The Hawaii premiere for 2001’s "Pearl Harbor" has become the stuff of Hollywood folklore.
Disney spent $5 million to screen the WWII drama aboard the flight deck of the U.S.S. John C. Stennis, where 2,000 guests saw eight Navy SEALs parachute from a Black Hawk helicopter and a 15-minute firework display set to the music of the Honolulu Symphony.
As with everything else in the current economy, those were the good old days.
While studios may still be splurging on a few of the major summer tentpoles like “Star Trek” and the sequel to “Night at the Museum,” the big bashes are fewer and farther between.
"I have not heard of a single movie premiere that we’re looking at or bidding on this summer," said Jeffrey Best, whose Best Events has planned affairs including the "Ocean’s 11" premiere and an Oscar party hosted by Madonna and Demi Moore. "They used to have budgets in the seven figures, but it’s 50 to 60 percent lower now. If you’re gonna go spend seven figures on something, it might be more effective to take that and do 10 premieres."
What studios have figured out is that they can get bigger bang for their buck by focusing less on excessive events that exist just to stroke cast, crew and invited guests — and instead focus on the media attention that the red carpet can bring.
As a publicity vehicle, the red carpet gives the stars a chance to talk about the movie and show off their enthusiasm for a film and their designer gown in a simple, quick way. And if photos of those gowns end up in a weekly tabloid or on a nightly entertainment television show, a potential-audience member is frequently being reminded of the movie they may want to go out and see over the weekend. (See slideshow of "Star Trek," "Angels & Demons" and "Wolverine" red-carpet fesitivities.)
A perfect example is Sony, which went all out for a photo-op “Angels & Demons” premiere in Rome on Monday — but scheduled none of the once-usual post-screening festivities. Similarly, at last month’s premiere of "Hannah Montana: The Movie," guests fawned over Disney Channel stars like Miley Cyrus on the red carpet — but instead of a fancy after-party across Hollywood Boulevard at Disney’s usual venue, the Highlands, they were treated to a casual barbecue in their seats at the El Capitan.
And for April’s "The Soloist" premiere, the DreamWorks/Universal film had a simple pre-reception, with an after-party at the Chateau Marmont — for cast-only.
"Everyone’s going through their list and heeding studio calls in cutbacks," said Jeanne Wolf, the West Coast editor for Parade Magazine who has covered the Hollywood circuit for years. "There’s more executive oversight and people who have to answer for the budget. So people will be invited, but they’re not being offered to have limos sent for them.

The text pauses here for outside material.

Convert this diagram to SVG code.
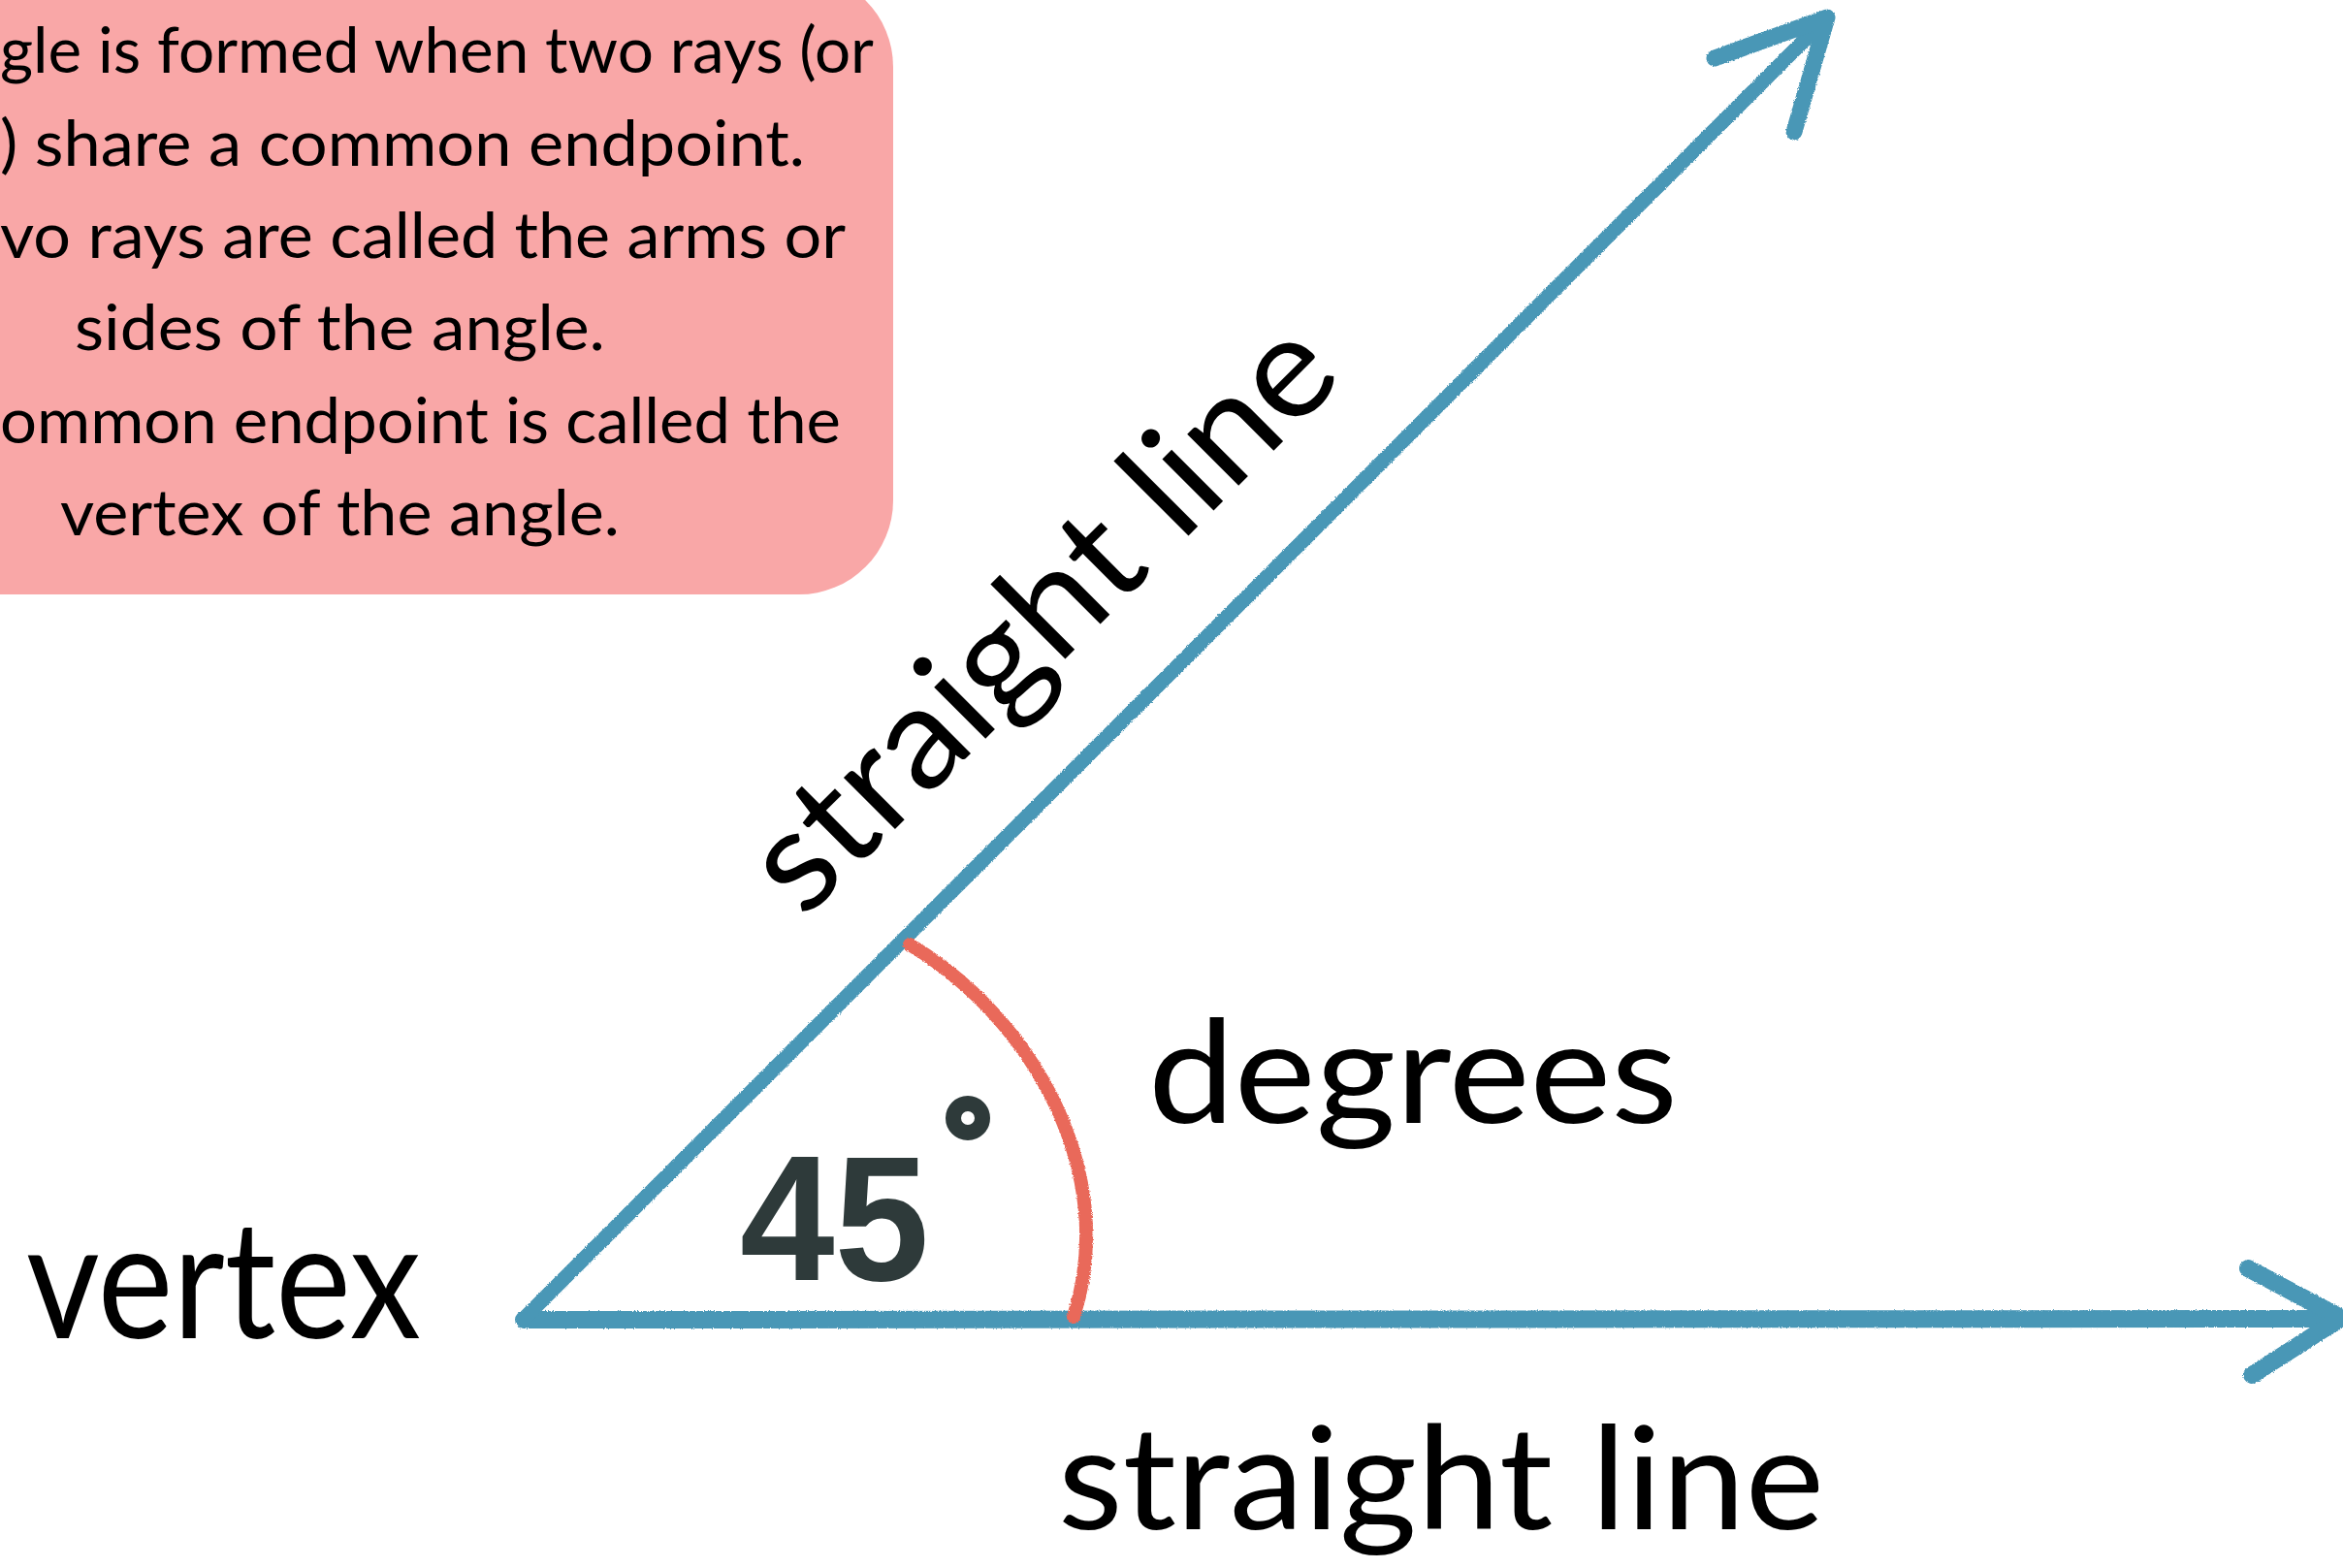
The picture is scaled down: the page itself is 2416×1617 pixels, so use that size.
<svg xmlns="http://www.w3.org/2000/svg" width="2416" height="1617" viewBox="0 0 2416 1617">
  <defs>
    <filter id="crayon" filterUnits="userSpaceOnUse" x="0" y="0" width="2416" height="1617">
      <feTurbulence type="fractalNoise" baseFrequency="0.9" numOctaves="2" seed="3" result="n"/>
      <feDisplacementMap in="SourceGraphic" in2="n" scale="3" xChannelSelector="R" yChannelSelector="G"/>
    </filter>
    <style>
      .box { fill: #F9A7A7; }
      .boxtxt { font-family: Lato, "Open Sans", "Liberation Sans", sans-serif; font-size: 66px; fill: #000; }
      .lbl { font-family: Lato, "Open Sans", "Liberation Sans", sans-serif; fill: #000; }
      .ray { fill: none; stroke: #4A97B6; stroke-linecap: round; stroke-linejoin: round; }
      .arc { fill: none; stroke: #E9695A; stroke-width: 14; stroke-linecap: round; }
      .hand { font-family: "Liberation Sans", Arial, sans-serif; font-weight: bold; fill: #2E3A3A; }
    </style>
  </defs>
  <rect width="2416" height="1617" fill="#FFFFFF"/>

  <g id="info-box">
    <rect class="box" x="-200" y="-28" width="1121" height="641" rx="97" ry="97"/>
    <text class="boxtxt" x="0" y="75" textLength="901" lengthAdjust="spacingAndGlyphs">gle is formed when two rays (or</text>
    <text class="boxtxt" x="0" y="171" textLength="830" lengthAdjust="spacingAndGlyphs">) share a common endpoint.</text>
    <text class="boxtxt" x="0" y="266" textLength="872" lengthAdjust="spacingAndGlyphs">vo rays are called the arms or</text>
    <text class="boxtxt" x="77" y="361" textLength="547" lengthAdjust="spacingAndGlyphs">sides of the angle.</text>
    <text class="boxtxt" x="0" y="457" textLength="867" lengthAdjust="spacingAndGlyphs">ommon endpoint is called the</text>
    <text class="boxtxt" x="62" y="552" textLength="577" lengthAdjust="spacingAndGlyphs">vertex of the angle.</text>
  </g>

  <g id="connectors" filter="url(#crayon)">
    <path id="ray-horizontal" class="ray" stroke-width="18" d="M 540 1361 L 2412 1360"/>
    <path id="ray-horizontal-head" class="ray" stroke-width="18" d="M 2318 1308 L 2414 1359 L 2322 1418"/>
    <path id="ray-diagonal" class="ray" stroke-width="15" d="M 542 1358 L 1882 20"/>
    <path id="ray-diagonal-head" class="ray" stroke-width="17" d="M 1768 60 L 1884 18 L 1850 136"/>
    <path id="angle-arc" class="arc" d="M 938 974 C 1065 1050, 1155 1210, 1107 1358"/>
  </g>

  <g id="angle-label">
    <text class="hand" x="763" y="1320" font-size="184" textLength="195" lengthAdjust="spacingAndGlyphs">45</text>
    <circle cx="998" cy="1153" r="15" fill="none" stroke="#2E3A3A" stroke-width="16"/>
  </g>

  <g id="vertex-label">
    <text class="lbl" x="27" y="1380" font-size="168" textLength="407" lengthAdjust="spacingAndGlyphs">vertex</text>
  </g>

  <g id="degrees-label">
    <text class="lbl" x="1184" y="1158" font-size="148" textLength="546" lengthAdjust="spacingAndGlyphs">degrees</text>
  </g>

  <g id="arm-upper-label">
    <text class="lbl" x="829" y="949" font-size="148" textLength="790" lengthAdjust="spacingAndGlyphs" transform="rotate(-45 829 949)">straight line</text>
  </g>

  <g id="arm-lower-label">
    <text class="lbl" x="1091" y="1577" font-size="148" textLength="790" lengthAdjust="spacingAndGlyphs">straight line</text>
  </g>
</svg>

Less stars are being flown in and there are less lavish menus."
"There was a day and time that every single movie seemed to have a premiere," said an executive at a major studio. "Now we may not necessarily do a premiere on every movie, but on our big tentpole properties — those will get the full-blown treatment."

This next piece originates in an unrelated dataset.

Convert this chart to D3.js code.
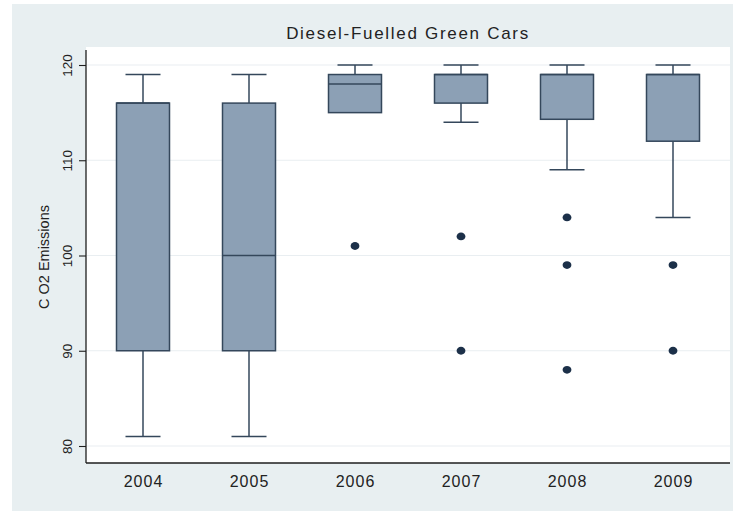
<!DOCTYPE html>
<html>
<head>
<meta charset="utf-8">
<script src="https://cdn.jsdelivr.net/npm/d3@7/dist/d3.min.js"></script>
<style>
  html, body { margin: 0; padding: 0; background: #ffffff; }
  svg { display: block; font-family: "Liberation Sans", Arial, sans-serif; }
</style>
</head>
<body>
<svg id="chart" width="750" height="511"></svg>
<script>
// Model years and box-plot summaries of CO2 emissions (g/km)
const years      = ["2004", "2005", "2006", "2007", "2008", "2009"];
const upperWhisk = [119, 119, 120, 120, 120, 120];
const q3         = [116, 116, 119, 119, 119, 119];
const medians    = [116, 100, 118, 119, 119, 119];
const q1         = [90, 90, 115, 116, 114.3, 112];
const lowerWhisk = [81, 81, 115, 114, 109, 104];
const outliers   = [[], [], [101], [102, 90], [104, 99, 88], [99, 90]];
const yTicks     = [80, 90, 100, 110, 120];

const title = "Diesel-Fuelled Green Cars";
const yTitle = "C O2 Emissions";

const svg = d3.select("#chart");

// Graph region background
svg.append("rect")
  .attr("x", 12).attr("y", 4).attr("width", 721).attr("height", 507)
  .attr("fill", "#e8eff1");

// Plot region
const plot = { left: 86, right: 730, top: 47, bottom: 463 };
svg.append("rect")
  .attr("x", plot.left).attr("y", plot.top)
  .attr("width", plot.right - plot.left).attr("height", plot.bottom - plot.top)
  .attr("fill", "#ffffff");

const y = d3.scaleLinear().domain([80, 120]).range([446, 65]);
const x = d3.scaleBand().domain(years).range([90, 726]).padding(0);
const cx = d => x(d) + x.bandwidth() / 2;
const boxW = x.bandwidth() * 0.5;
const capW = 35;

// Horizontal grid lines
svg.append("g").selectAll("line")
  .data(yTicks).join("line")
  .attr("x1", plot.left + 1).attr("x2", plot.right)
  .attr("y1", d => y(d)).attr("y2", d => y(d))
  .attr("stroke", "#e9eef1").attr("stroke-width", 1.2);

// Y axis
const yAxis = svg.append("g")
  .attr("transform", `translate(${plot.left},0)`)
  .call(d3.axisLeft(y).tickValues(yTicks).tickSize(7).tickSizeOuter(0).tickFormat(d3.format("d")));
yAxis.select(".domain").remove();
yAxis.append("line")
  .attr("x1", 0).attr("x2", 0).attr("y1", 50).attr("y2", plot.bottom)
  .attr("stroke", "#1e1e1e").attr("stroke-width", 1.3);
yAxis.selectAll(".tick line").attr("stroke", "#1e1e1e").attr("stroke-width", 1.1);
yAxis.selectAll(".tick text")
  .attr("x", null).attr("dy", null)
  .attr("transform", "translate(-14,0) rotate(-90)")
  .attr("text-anchor", "middle")
  .attr("fill", "#222")
  .style("font-size", "13.5px")
  .style("font-family", "'Liberation Sans', Arial, sans-serif");

// X axis
const xAxis = svg.append("g")
  .attr("transform", `translate(0,${plot.bottom})`)
  .call(d3.axisBottom(x).tickSize(0).tickPadding(13));
xAxis.select(".domain").remove();
xAxis.append("line")
  .attr("x1", plot.left).attr("x2", plot.right).attr("y1", 0).attr("y2", 0)
  .attr("stroke", "#1e1e1e").attr("stroke-width", 1.3);
xAxis.selectAll(".tick text")
  .attr("fill", "#222")
  .attr("dx", "0.5px")
  .style("font-size", "16px")
  .style("letter-spacing", "1px")
  .style("font-family", "'Liberation Sans', Arial, sans-serif");

// Boxes
const stroke = "#34475b";
const boxes = svg.append("g").selectAll("g")
  .data(years.map((yr, i) => ({
    yr, hi: upperWhisk[i], q3: q3[i], med: medians[i], q1: q1[i], lo: lowerWhisk[i], out: outliers[i]
  })))
  .join("g");

// Whisker stems
boxes.append("line")
  .attr("x1", d => cx(d.yr)).attr("x2", d => cx(d.yr))
  .attr("y1", d => y(d.hi)).attr("y2", d => y(d.q3))
  .attr("stroke", stroke).attr("stroke-width", 1.5);
boxes.append("line")
  .attr("x1", d => cx(d.yr)).attr("x2", d => cx(d.yr))
  .attr("y1", d => y(d.q1)).attr("y2", d => y(d.lo))
  .attr("stroke", stroke).attr("stroke-width", 1.5);
// Caps
boxes.append("line")
  .attr("x1", d => cx(d.yr) - capW / 2).attr("x2", d => cx(d.yr) + capW / 2)
  .attr("y1", d => y(d.hi)).attr("y2", d => y(d.hi))
  .attr("stroke", stroke).attr("stroke-width", 1.5);
boxes.filter(d => d.lo < d.q1).append("line")
  .attr("x1", d => cx(d.yr) - capW / 2).attr("x2", d => cx(d.yr) + capW / 2)
  .attr("y1", d => y(d.lo)).attr("y2", d => y(d.lo))
  .attr("stroke", stroke).attr("stroke-width", 1.5);
// Interquartile box
boxes.append("rect")
  .attr("x", d => cx(d.yr) - boxW / 2).attr("width", boxW)
  .attr("y", d => y(d.q3)).attr("height", d => y(d.q1) - y(d.q3))
  .attr("fill", "#8ca0b5").attr("stroke", stroke).attr("stroke-width", 1.5);
// Median
boxes.append("line")
  .attr("x1", d => cx(d.yr) - boxW / 2).attr("x2", d => cx(d.yr) + boxW / 2)
  .attr("y1", d => y(d.med)).attr("y2", d => y(d.med))
  .attr("stroke", stroke).attr("stroke-width", 1.5);
// Outside values
boxes.selectAll("ellipse")
  .data(d => d.out.map(v => ({ yr: d.yr, v })))
  .join("ellipse")
  .attr("cx", d => cx(d.yr)).attr("cy", d => y(d.v))
  .attr("rx", 4.4).attr("ry", 3.9)
  .attr("fill", "#1c3049");

// Titles
svg.append("text")
  .attr("x", 408).attr("y", 39)
  .attr("text-anchor", "middle")
  .attr("fill", "#222")
  .style("font-size", "17px")
  .style("letter-spacing", "1.7px")
  .text(title);

svg.append("text")
  .attr("transform", "translate(49,257) rotate(-90)")
  .attr("text-anchor", "middle")
  .attr("fill", "#222")
  .style("font-size", "14.5px")
  .text(yTitle);
</script>
</body>
</html>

Paramount’s "Star Trek" was celebrated with a large party at a funky L.A. industrial space. Fox is hosting its premiere for "Night at the Museum: Battle of the Smithsonian" at the museum itself later this month, and it’s rumored that July’s "Ice Age: Dawn of the Dinosaurs" will also be a large-scale party.
But even these may not be quite what they used to be.
"For a film like ‘Star Trek’ or ‘Transformers,’ it’s sort of hard to have a small premiere when a thousand people are screaming to get in," said a publicity executive who has planned a number of premieres. "But people are being smarter about spending at those parties. The first thing to go is decor. You don’t need to re-create the world of ‘Wolverine,’ but you have a celebration. You don’t have shrimp but you have pasta."
"The event is the party,” said the studio exec. "The parties are nice, but they are neither here nor there. If you weren’t there, all you see is the red carpet coverage."
Many say that the excess often found at glamorous Hollywood shindigs can also seem unattractive during a time when many are challenged financially.
"Part of it is budget, but part of it is impression," said Parade’s Wolf. "Hollywood can’t really do a reversal and serve brown lunch bags at their premieres, but on the other hand, it doesn’t seem right or in sync with your audience to be spending grand amounts of money."
"It’s somewhat garish in these times when so many people are struggling and being foreclosed on," echoed Best, the event planner. "’Harry Potter’ comes from Time Warner, which is a public company, and the stock value isn’t what it used to be for some investors. Is it prudent to go out and spend money on a party? Does a party make a film better or worse? I’m not sure it makes a difference."